Convert nominal GDP to real GDP by adjusting for inflation using the GDP deflator. Real GDP lets you compare economic output across different years without price level changes distorting the picture.

## Inputs

- **Nominal GDP** ($) — min 0 — GDP measured at current market prices (in dollars).
- **GDP Deflator** — min 1, max 1000 — Price index for the current year (base year = 100).

## Outputs

- **Real GDP** — formatted as currency — GDP adjusted for inflation in base-year dollars.
- **Inflation Adjustment** — formatted as percentage — Percentage difference between nominal and real GDP.
- **Price Level Change** — formatted as percentage — How much prices have changed since the base year.

## Details

Real GDP strips out the effect of inflation so you can see whether an economy actually produced more goods and services, or if the numbers just went up because prices did. The formula is: Real GDP = (Nominal GDP / GDP Deflator) x 100.

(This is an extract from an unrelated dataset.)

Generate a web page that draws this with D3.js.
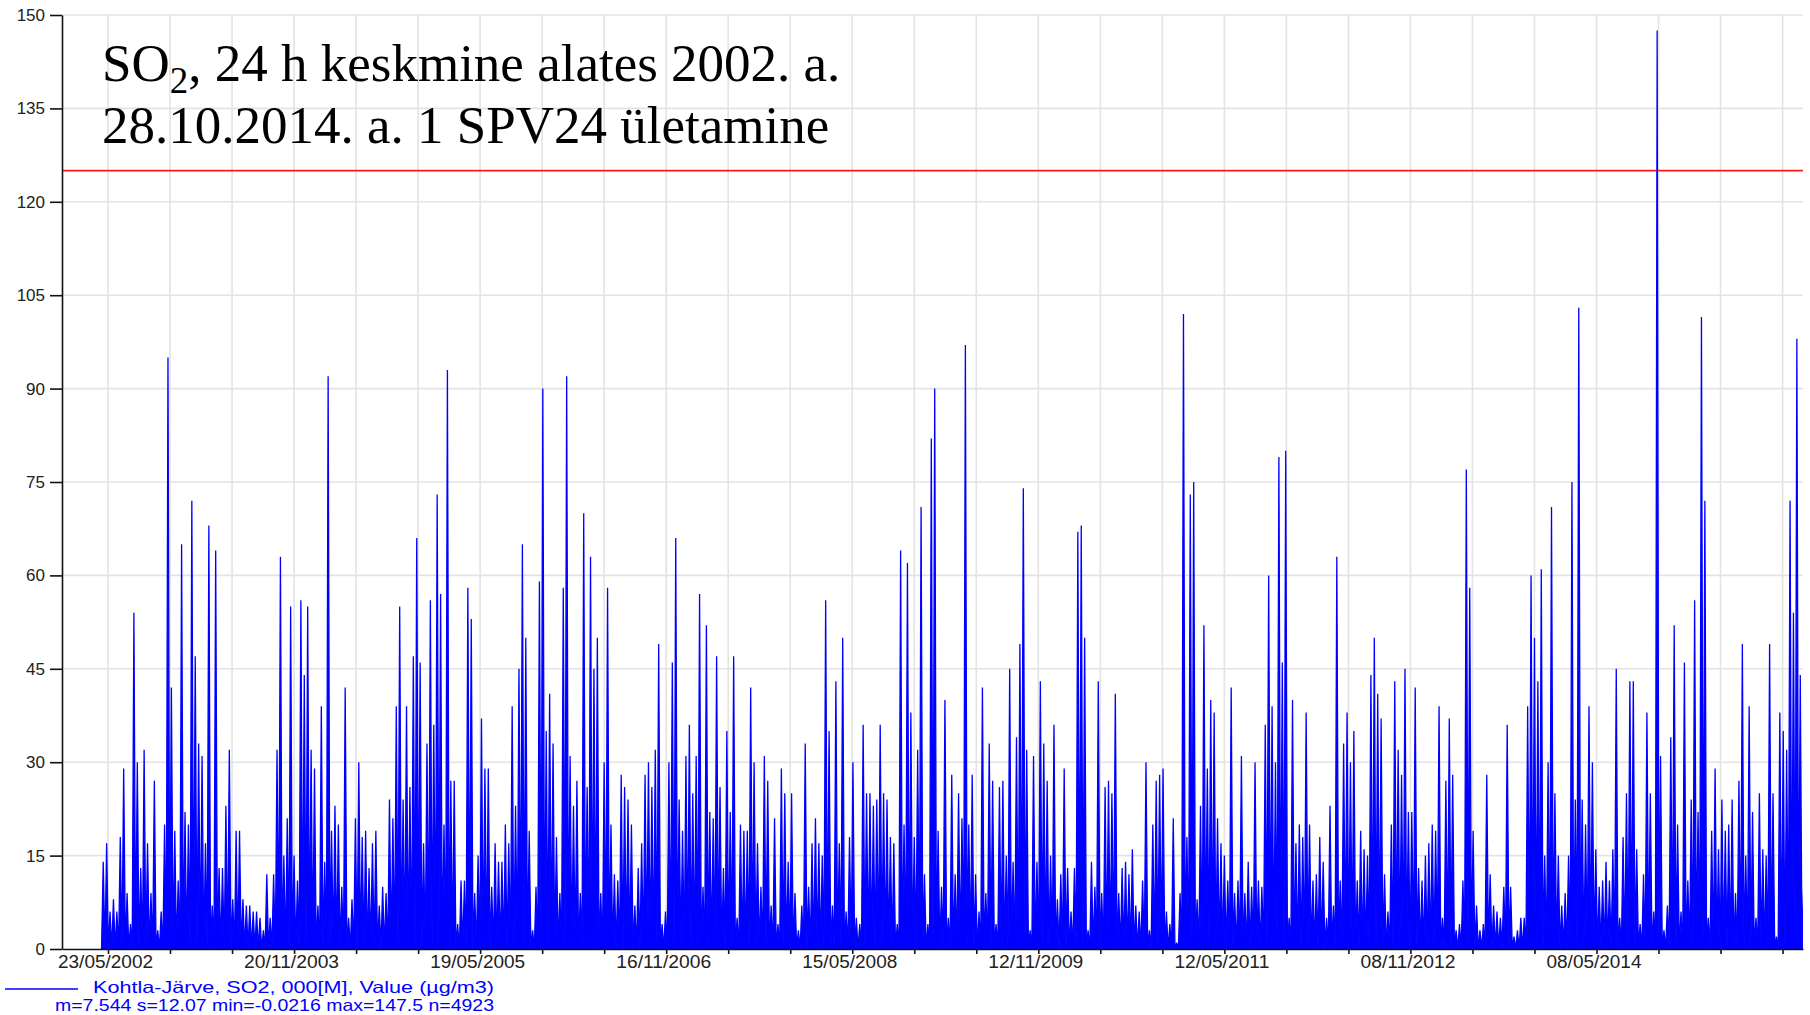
<!DOCTYPE html>
<html><head><meta charset="utf-8">
<script src="https://cdn.jsdelivr.net/npm/d3@7"></script>
<style>
html,body{margin:0;padding:0;background:#fff;}
svg{display:block;}
</style>
</head><body>
<svg id="chart" width="1810" height="1015"></svg>
<script>
// ---- DATA (maximum of each 10-day window, µg/m3) ----
const seriesStart = "2002-05-04";
const windowDays = 10;
const tenDayMax1  = [14,17,6,8,6,18,29,9,4,54, 30,13,32,17,9,27,3,6,20,95, 42,19,11,65,22,20,72,47,33,31, 17,68,7,64,13,13,23,32,8,19, 19,8,7,7,6,6,5,3,12,5];
const tenDayMax2  = [12,32,63,15,21,55,15,11,56,44, 55,32,29,7,39,14,92,19,23,20, 10,42,5,8,21,30,18,19,13,17, 19,7,10,9,24,21,39,55,24,39, 26,47,66,46,17,33,56,36,73,57];
const tenDayMax3  = [20,93,27,27,4,11,11,58,53,9, 15,37,29,29,10,17,14,14,20,17, 39,23,45,65,50,19,3,10,59,90, 35,41,33,18,9,58,92,31,23,27, 9,70,26,63,45,50,9,30,58,20];
const tenDayMax4  = [12,11,28,26,24,20,7,13,17,28, 30,26,32,49,4,6,30,46,66,24, 19,31,36,25,31,57,10,52,22,21, 47,26,13,35,22,47,5,20,19,19, 42,30,17,10,31,27,7,21,4,29];
const tenDayMax5  = [25,14,25,9,3,7,33,10,17,21, 17,15,56,35,7,43,17,50,6,18, 30,5,4,36,25,25,23,24,36,25, 24,18,17,4,64,20,62,38,18,32, 71,12,4,82,90,19,10,40,5,28];
const tenDayMax6  = [12,25,21,97,20,28,12,6,42,9, 33,27,4,26,27,15,45,14,34,49, 74,32,3,31,14,43,33,27,15,36, 8,12,29,13,6,13,67,68,50,3, 14,10,43,9,26,27,25,41,9,13];
const tenDayMax7  = [14,12,16,7,6,11,30,3,20,27, 28,29,6,4,21,1,9,102,18,73, 75,8,23,52,29,40,38,21,17,15, 11,42,9,11,31,9,14,10,30,11, 10,36,60,39,30,79,46,80,5,40];
const tenDayMax8  = [17,20,18,38,20,11,12,18,14,5, 23,7,63,11,33,38,30,35,11,19, 16,15,44,50,41,37,12,6,20,43, 32,28,45,22,22,42,13,11,15,17, 20,19,39,5,27,37,28,3,4,11];
const tenDayMax9  = [77,58,19,7,3,4,28,12,7,6, 5,10,36,10,2,3,5,5,39,60, 50,43,61,15,30,71,25,15,7,9, 15,75,24,103,24,20,39,30,16,10, 11,14,11,16,45,5,18,25,43,43];
const tenDayMax10 = [16,4,12,38,25,6,147.5,31,3,7, 34,52,20,6,46,11,24,56,22,101.5, 72,5,19,29,16,24,19,20,24,9, 27,49,15,39,22,5,25,16,15,49, 25,2,38,35,32,72,54,98,44,10];
const troughValue = 0;

const yTicks = [0,15,30,45,60,75,90,105,120,135,150];
const xTickStart = "2002-05-23";
const xTickStepDays = 182;
const xTickLabels = ["23/05/2002","20/11/2003","19/05/2005","16/11/2006","15/05/2008","12/11/2009","12/05/2011","08/11/2012","08/05/2014"];
const xDomain = ["2002-01-08","2016-01-04"];
const yDomain = [0,150];
const limitValue = 125;
const titleLine1 = ["SO", "2", ", 24 h keskmine alates 2002. a."];
const titleLine2 = "28.10.2014. a. 1 SPV24 ületamine";
const legendLine1 = "Kohtla-Järve, SO2, 000[M], Value (µg/m3)";
const legendLine2 = "m=7.544 s=12.07 min=-0.0216 max=147.5 n=4923";

// ---- CHART ----
const DAY = 864e5;
const L = 62, R = 1803, T = 15, B = 949;
const svg = d3.select("#chart");
const x = d3.scaleUtc().domain(xDomain.map(d => new Date(d + "T00:00:00Z"))).range([L, R]);
const y = d3.scaleLinear().domain(yDomain).range([B, T]);

const windows = [].concat(tenDayMax1, tenDayMax2, tenDayMax3, tenDayMax4, tenDayMax5,
                          tenDayMax6, tenDayMax7, tenDayMax8, tenDayMax9, tenDayMax10);
const t0 = Date.parse(seriesStart + "T00:00:00Z");
const pts = [];
windows.forEach((v, i) => {
  const s = t0 + i * windowDays * DAY;
  pts.push([new Date(s), troughValue]);
  pts.push([new Date(s + windowDays / 2 * DAY), v]);
});
pts.push([new Date(t0 + windows.length * windowDays * DAY), troughValue]);

const tickStart = Date.parse(xTickStart + "T00:00:00Z");
const tickDates = d3.range(0, 40).map(k => new Date(tickStart + k * xTickStepDays * DAY))
  .filter(d => d <= x.domain()[1]);

// clip
svg.append("defs").append("clipPath").attr("id", "plotclip")
  .append("rect").attr("x", L).attr("y", T).attr("width", R - L).attr("height", B - T);

// gridlines
const grid = svg.append("g").attr("stroke", "#e3e3e3").attr("stroke-width", 1.6);
grid.selectAll("line.h").data(yTicks.filter(v => v > 0)).join("line")
  .attr("x1", L).attr("x2", R).attr("y1", d => y(d)).attr("y2", d => y(d));
grid.selectAll("line.v").data(tickDates).join("line")
  .attr("x1", d => x(d)).attr("x2", d => x(d)).attr("y1", T).attr("y2", B);

// title
const title = svg.append("g").attr("font-family", "'Liberation Serif','Times New Roman',serif")
  .attr("fill", "#000");
const t1 = title.append("text").attr("x", 102).attr("y", 81).attr("font-size", 53);
t1.append("tspan").text(titleLine1[0]);
t1.append("tspan").attr("font-size", 37).attr("dy", 12).text(titleLine1[1]);
t1.append("tspan").attr("dy", -12).text(titleLine1[2]);
title.append("text").attr("x", 102).attr("y", 143).attr("font-size", 53).text(titleLine2);

// limit line
svg.append("line").attr("x1", L).attr("x2", R).attr("y1", y(limitValue)).attr("y2", y(limitValue))
  .attr("stroke", "#ff1a1a").attr("stroke-width", 1.6);

// series: window maxima drawn as dense spikes from the baseline
const area = d3.area().x(d => x(d[0])).y0(y(0)).y1(d => y(d[1]));
const line = d3.line().x(d => x(d[0])).y(d => y(d[1]));
const series = svg.append("g").attr("clip-path", "url(#plotclip)");
series.append("path").datum(pts).attr("d", area).attr("fill", "#0000ff");
series.append("path").datum(pts).attr("d", line).attr("fill", "none").attr("stroke", "#0000ff")
  .attr("stroke-width", 1.3).attr("stroke-linejoin", "miter").attr("stroke-miterlimit", 2);

// axes
const axisFont = "'Liberation Sans',Arial,sans-serif";
const yAxis = svg.append("g").attr("transform", `translate(${L},0)`)
  .call(d3.axisLeft(y).tickValues(yTicks).tickSize(12).tickSizeOuter(0).tickPadding(5));
yAxis.select(".domain").attr("stroke", "#111").attr("stroke-width", 1.6);
yAxis.selectAll(".tick line").attr("stroke", "#111").attr("stroke-width", 1.6);
yAxis.selectAll(".tick text").attr("font-family", axisFont).attr("font-size", 17).attr("fill", "#222");

const xAxis = svg.append("g").attr("transform", `translate(0,${B})`)
  .call(d3.axisBottom(x).tickValues(tickDates).tickSize(5).tickSizeOuter(0).tickPadding(1)
    .tickFormat((d, i) => i % 3 === 0 ? (xTickLabels[i / 3] || "") : ""));
xAxis.select(".domain").attr("stroke", "#111").attr("stroke-width", 1.6);
xAxis.selectAll(".tick line").attr("stroke", "#111").attr("stroke-width", 1.6);
xAxis.selectAll(".tick text").attr("font-family", axisFont).attr("font-size", 18).attr("fill", "#222")
  .attr("dx", -3).each(function () {
    if (this.textContent) d3.select(this).attr("textLength", 95).attr("lengthAdjust", "spacingAndGlyphs");
  });

// legend
const leg = svg.append("g").attr("font-family", axisFont).attr("fill", "#0000ff").attr("font-size", 16.5);
leg.append("line").attr("x1", 5).attr("x2", 78).attr("y1", 989).attr("y2", 989)
  .attr("stroke", "#0000ff").attr("stroke-width", 1.5);
leg.append("text").attr("x", 93).attr("y", 993).attr("textLength", 401)
  .attr("lengthAdjust", "spacingAndGlyphs").text(legendLine1);
leg.append("text").attr("x", 55).attr("y", 1011).attr("textLength", 439)
  .attr("lengthAdjust", "spacingAndGlyphs").text(legendLine2);
</script>
</body></html>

The GDP deflator is a price index that measures the overall price level of all goods and services produced in the economy. The base year is set to 100. A deflator of 120 means prices are 20% higher than the base year. Unlike the Consumer Price Index (CPI), the GDP deflator covers all domestically produced goods and services, not just a fixed basket of consumer items.

For example, if nominal GDP is $27 trillion and the GDP deflator is 120, then real GDP is $22.5 trillion in base-year dollars. The $4.5 trillion difference represents the portion of GDP growth attributable to price increases rather than actual production increases.

Economists, policymakers, and investors use real GDP to track genuine economic growth, compare living standards over time, and make policy decisions about interest rates and government spending.

## Frequently Asked Questions

**Q: What is the difference between nominal and real GDP?**

A: Nominal GDP measures economic output at current market prices, so it includes both changes in production and changes in prices. Real GDP adjusts for inflation by using constant base-year prices, isolating the actual change in production. If nominal GDP grows by 5% but inflation is 3%, real GDP growth is roughly 2%. Real GDP is the better measure for tracking whether an economy is actually growing.

**Q: What is the GDP deflator and where do I find it?**

A: The GDP deflator is a price index that covers all goods and services produced domestically. It is calculated as (Nominal GDP / Real GDP) x 100, with the base year set to 100. You can find it from the Bureau of Economic Analysis (BEA) at bea.gov, the World Bank, or the Federal Reserve Economic Data (FRED) database. The current base year used by the BEA is 2017.

**Q: How is the GDP deflator different from CPI?**

A: The GDP deflator and CPI both measure price changes, but they differ in scope and methodology. CPI tracks a fixed basket of consumer goods and services and includes imported goods. The GDP deflator covers all domestically produced goods and services (including business investment and government spending) and its basket changes as production patterns change. They often show similar trends but can diverge when import prices shift or the composition of output changes.

**Q: Can real GDP be higher than nominal GDP?**

A: Yes. When the GDP deflator is below 100, it means prices are lower than the base year, and real GDP will be higher than nominal GDP. This happens when looking at years before the base year. For example, if the base year is 2017, then 2010's real GDP (in 2017 dollars) will typically be higher than its nominal GDP because prices were lower in 2010 than in 2017.